St. Ireneus argued for the primacy of the Bishop of Rome.

St. Ireneus, the Bishop of Lyons in southern France, provided the fourth reason for Rome’s ascendancy. In the late second century he tackled the task of enumerating orthodox Christian beliefs; he saw a clear distinction between dogma and heresy.[5] In its first century and a half the Church had specified neither liturgy nor creed, and consensus never emerged over which books were really sacred scripture. Ireneus addressed these issues in a long tract called Against Heresies in the 180’s. Don’t take it to the beach; reading this work could make your eyes bleed. Its most memorable features are its lists. Ireneus’s list of the books of the New Testament was the starting point for the eventual consensus; theretofore various congregations incorporated a wide array of different readings in their liturgy. Against Heresies also enumerated the first twelve bishops of Rome: Linus, Cletus (whom Ireneus calls Anacletus and others have called Anencletus), Clement, Evaristus, Alexander,[6] Sixtus, Telephorus, Hyginus, Pius, Anicetus, Sorer, and Eleutherius. Ireneus emphasized the necessity of universal agreement with the Roman Church – because it was founded by the two most glorious apostles, Peter and Paul. He reasoned that the Church required one leader. The only logical choice to him was the Bishop of Rome, the diocese founded by Sts. Peter and Paul.
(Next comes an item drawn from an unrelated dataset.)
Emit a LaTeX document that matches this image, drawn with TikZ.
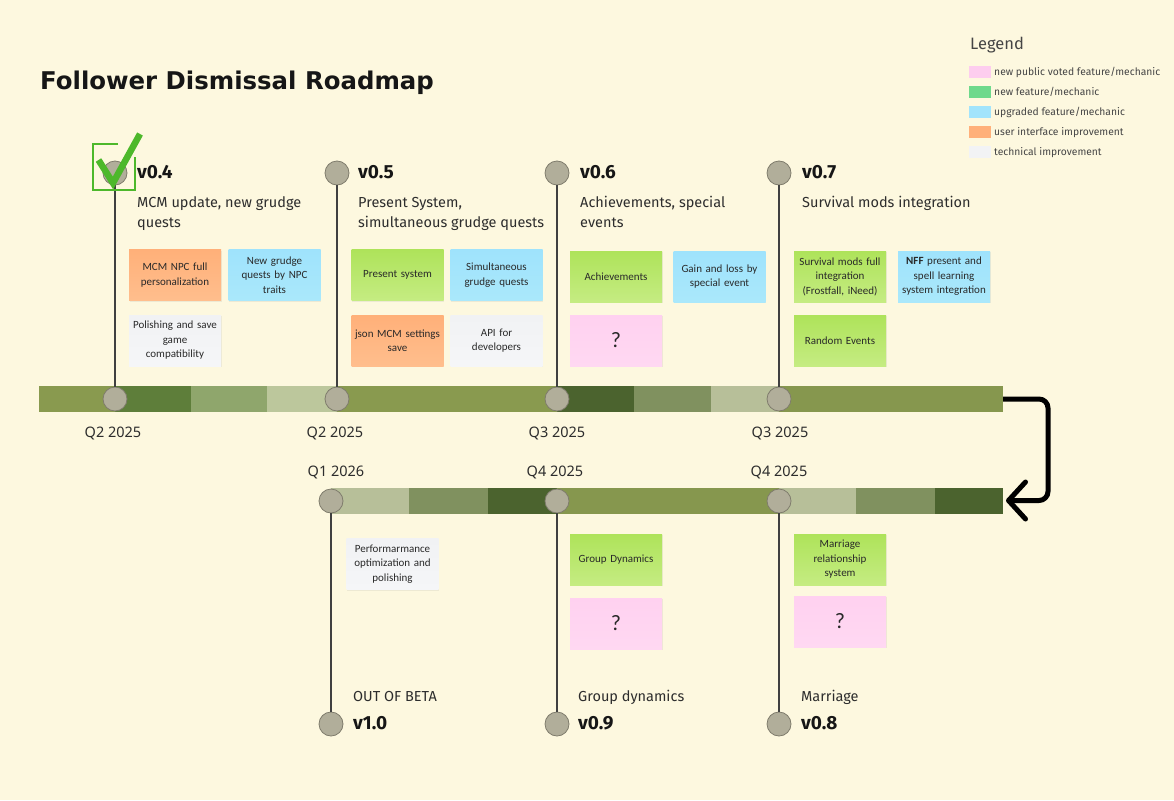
\documentclass[tikz,border=0pt]{standalone}
\usepackage{fontspec}
\setmainfont{Fira Sans}
\newfontfamily\notofont{Noto Sans}
\newfontfamily\titlefont{DejaVu Sans}
\newfontfamily\stickyfont{Carlito}
\usetikzlibrary{arrows.meta,shadows}
\definecolor{bg}{HTML}{FDF8DF}
\definecolor{olive}{HTML}{899A4F}
\definecolor{darkA}{HTML}{5E7E3A}
\definecolor{midA}{HTML}{8FA66C}
\definecolor{lightA}{HTML}{BCC79C}
\definecolor{darkB}{HTML}{4B632E}
\definecolor{midB}{HTML}{80915F}
\definecolor{lightB}{HTML}{B7BF99}
\definecolor{circ}{HTML}{B1AE9A}
\definecolor{circd}{HTML}{7F7C6C}
\definecolor{vline}{HTML}{404040}
\definecolor{txt}{HTML}{161616}
\definecolor{orT}{HTML}{FFB079}
\definecolor{orB}{HTML}{FFBE8D}
\definecolor{grT}{HTML}{AEE35A}
\definecolor{grB}{HTML}{C5EC82}
\definecolor{blT}{HTML}{9FE3FC}
\definecolor{blB}{HTML}{AAE8FB}
\definecolor{gyT}{HTML}{F1F2F4}
\definecolor{gyB}{HTML}{F5F6F8}
\definecolor{pkT}{HTML}{FFD1F0}
\definecolor{pkB}{HTML}{FFD8F2}
\definecolor{lgPink}{HTML}{FDCDEE}
\definecolor{lgGreen}{HTML}{6ED98C}
\definecolor{lgBlue}{HTML}{A2E4FC}
\definecolor{lgOrange}{HTML}{FFB07A}
\definecolor{lgGray}{HTML}{F2F3F5}
\definecolor{checkg}{HTML}{4DB82B}
\tikzset{
  sticky/.style={minimum width=92pt, minimum height=51pt, text width=90pt, align=center,
    inner sep=0pt, text=txt!92,
    font=\stickyfont\fontsize{11}{14.5}\selectfont,
    drop shadow={shadow xshift=0.8pt, shadow yshift=-1.4pt, opacity=0.12}},
  orange/.style={sticky, top color=orT, bottom color=orB},
  green/.style={sticky, top color=grT, bottom color=grB},
  blue/.style={sticky, top color=blT, bottom color=blB},
  gray/.style={sticky, top color=gyT, bottom color=gyB},
  pink/.style={sticky, top color=pkT, bottom color=pkB, font=\stickyfont\fontsize{22}{22}\selectfont},
  ms/.style={circle, minimum size=24pt, inner sep=0pt, fill=circ, draw=circd, line width=0.8pt},
  vl/.style={draw=vline, line width=1.5pt},
  ver/.style={anchor=base west, inner sep=0pt, text=txt, font=\bfseries\fontsize{19}{20}\selectfont},
  desc/.style={anchor=base west, inner sep=0pt, text=txt!90, align=left, font=\fontsize{14.5}{20}\selectfont},
  qlab/.style={anchor=base, inner sep=0pt, text=txt!90, font=\notofont\fontsize{14.5}{16}\selectfont},
  lgsw/.style={minimum width=22pt, minimum height=12pt, inner sep=0pt},
  lgtx/.style={anchor=base west, inner sep=0pt, text=txt!80, font=\fontsize{10.3}{12}\selectfont},
}
\begin{document}
\begin{tikzpicture}[x=1pt,y=-1pt]
\useasboundingbox (0,0) rectangle (1174,800);
\fill[bg] (0,0) rectangle (1174,800);

% title
\node[anchor=base west, inner sep=0pt, text=txt, font=\titlefont\bfseries\fontsize{24.4}{30}\selectfont] (title) at (40,89) {Follower Dismissal Roadmap};

% legend
\node[anchor=base west, inner sep=0pt, text=txt!80, font=\fontsize{16.5}{18}\selectfont] (legend) at (970,49) {Legend};
\node[lgsw, fill=lgPink] (lg1) at (980,72) {};
\node[lgsw, fill=lgGreen] (lg2) at (980,92) {};
\node[lgsw, fill=lgBlue] (lg3) at (980,112) {};
\node[lgsw, fill=lgOrange] (lg4) at (980,132) {};
\node[lgsw, fill=lgGray] (lg5) at (980,152) {};
\node[lgtx] (lt1) at (994,75.5) {new public voted feature/mechanic};
\node[lgtx] (lt2) at (994,95.5) {new feature/mechanic};
\node[lgtx] (lt3) at (994,115.5) {upgraded feature/mechanic};
\node[lgtx] (lt4) at (994,135.5) {user interface improvement};
\node[lgtx] (lt5) at (994,155.5) {technical improvement};

% top bar
\fill[olive] (39,386) rectangle (115,412);
\fill[darkA] (115,386) rectangle (191,412);
\fill[midA] (191,386) rectangle (267,412);
\fill[lightA] (267,386) rectangle (337,412);
\fill[olive] (337,386) rectangle (557,412);
\fill[darkB] (557,386) rectangle (634,412);
\fill[midB] (634,386) rectangle (711,412);
\fill[lightB] (711,386) rectangle (779,412);
\fill[olive!98!black] (779,386) rectangle (1003,412);
% bottom bar
\fill[lightB] (331,488) rectangle (409,514);
\fill[midB] (409,488) rectangle (488,514);
\fill[darkB] (488,488) rectangle (557,514);
\fill[olive!98!black] (557,488) rectangle (779,514);
\fill[lightB] (779,488) rectangle (856,514);
\fill[midB] (856,488) rectangle (935,514);
\fill[darkB] (935,488) rectangle (1003,514);

% bar end coordinates and loop arrow
\coordinate (topend) at (1003,399);
\coordinate (tr) at (1048,399);
\coordinate (br) at (1048,500.5);
\coordinate (botend) at (1006,500.5);
\draw[line width=5pt, rounded corners=9pt, line join=round, -{Straight Barb[length=17pt,width=37pt,round]}] (topend) -- (tr) -- (br) -- (botend);

% milestone circles
\node[ms] (a1) at (115,173) {};
\node[ms] (a2) at (115,399) {};
\node[ms] (b1) at (337,173) {};
\node[ms] (b2) at (337,399) {};
\node[ms] (c1) at (557,173) {};
\node[ms] (c2) at (557,399) {};
\node[ms] (d1) at (779,173) {};
\node[ms] (d2) at (779,399) {};
\node[ms] (e1) at (331,501) {};
\node[ms] (e2) at (331,724) {};
\node[ms] (f1) at (557,501) {};
\node[ms] (f2) at (557,724) {};
\node[ms] (g1) at (779,501) {};
\node[ms] (g2) at (779,724) {};
\draw[vl] (a1) -- (a2);
\draw[vl] (b1) -- (b2);
\draw[vl] (c1) -- (c2);
\draw[vl] (d1) -- (d2);
\draw[vl] (e1) -- (e2);
\draw[vl] (f1) -- (f2);
\draw[vl] (g1) -- (g2);

% check mark
\draw[checkg, line width=2.6pt] (118,144) -- (93,144) -- (93,190) -- (135,190) -- (135,157);
\draw[checkg, line width=6.5pt, line cap=butt, line join=miter] (98.5,160) -- (113,183) -- (140,134);

% version labels
\node[ver] (v4) at (137,178) {v0.4};
\node[ver] (v5) at (358,178) {v0.5};
\node[ver] (v6) at (580,178) {v0.6};
\node[ver] (v7) at (802,178) {v0.7};
\node[ver] (v10) at (353,729) {v1.0};
\node[ver] (v9) at (578,729) {v0.9};
\node[ver] (v8) at (801,729) {v0.8};

% descriptions
\node[desc] (d4) at (137,207) {MCM update, new grudge};
\node[desc] (d4b) at (137,227) {quests};
\node[desc] (d5) at (358,207) {Present System,};
\node[desc] (d5b) at (358,227) {simultaneous grudge quests};
\node[desc] (d6) at (580,207) {Achievements, special};
\node[desc] (d6b) at (580,227) {events};
\node[desc] (d7) at (802,207) {Survival mods integration};
\node[desc] (d10) at (353,701) {OUT OF BETA};
\node[desc] (d9) at (578,701) {Group dynamics};
\node[desc] (d8) at (801,701) {Marriage};

% date labels
\node[qlab] (q1) at (113,437) {Q2 2025};
\node[qlab] (q2) at (335,437) {Q2 2025};
\node[qlab] (q3) at (557,437) {Q3 2025};
\node[qlab] (q4) at (780,437) {Q3 2025};
\node[qlab] (q5) at (336,476) {Q1 2026};
\node[qlab] (q6) at (555,476) {Q4 2025};
\node[qlab] (q7) at (779,476) {Q4 2025};

% stickies
\node[orange] (s1) at (175,275) {MCM NPC full\\personalization};
\node[blue] (s2) at (274.5,275) {New grudge\\quests by NPC\\traits};
\node[gray] (s3) at (175,340.5) {Polishing and save\\game\\compatibility};
\node[green] (s4) at (397.5,275) {Present system};
\node[blue] (s5) at (496.5,275) {Simultaneous\\grudge quests};
\node[orange] (s6) at (397.5,340.5) {json MCM settings\\save};
\node[gray] (s7) at (496.5,340.5) {API for\\developers};
\node[green] (s8) at (616,276.5) {Achievements};
\node[blue] (s9) at (719.5,276.5) {Gain and loss by\\special event};
\node[pink] (s10) at (616,340.5) {?};
\node[green] (s11) at (840,276.5) {Survival mods full\\integration\\(Frostfall, iNeed)};
\node[blue] (s12) at (944,276.5) {\textbf{NFF} present and\\spell learning\\system integration};
\node[green] (s13) at (840,340.5) {Random Events};
\node[gray] (s14) at (392.5,564) {Performarmance\\optimization and\\polishing};
\node[green] (s15) at (616,559.5) {Group Dynamics};
\node[pink] (s16) at (616,623.5) {?};
\node[green] (s17) at (840,559.5) {Marriage\\relationship\\system};
\node[pink] (s18) at (840,621.5) {?};
\end{tikzpicture}
\end{document}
Most scholars consider St. James the first Bishop of Jerusalem.

Foremost among the notable problems with this logic is that most scholars agree that Rome had a vibrant Christian community before either Paul or Peter arrived there. Technically someone else founded the Church in Rome. Second, according to Galatians both of the Sts. P were also at Antioch, and Peter was acknowledged as Bishop of Antioch. So, by Ireneus’s reasoning Antioch seems at least as logical a choice as Rome. Third, if Rome is glorious because Peter and Paul labored there, how much more glorious must Jerusalem be? Jesus Himself[7] frequented the temple there, and for decades Jerusalem was home base for several apostles.

Ireneus did not specify Peter as the first Bishop of Rome. Indeed, his sixth bishop is named Sixtus, which is the Latin word for “sixth” not “seventh.” On the other hand, Hyginus, eighth on the list, is said to have “held the ninth place in the episcopal succession from the apostles downwards” in the first book of the treatise – but only in the surviving Greek version. The Latin version assigns him “the eighth place.” No convincing explanation of this discrepancy has surfaced. Even though Ireneus wrote more than a century after the death of the last apostle, his was the first known written account that implied that the Bishop of Rome descended from Peter (and Paul). Since subsequent writers were probably familiar with Ireneus’s writing, for eighteen centuries most believers have directly or indirectly taken Ireneus’s word for it.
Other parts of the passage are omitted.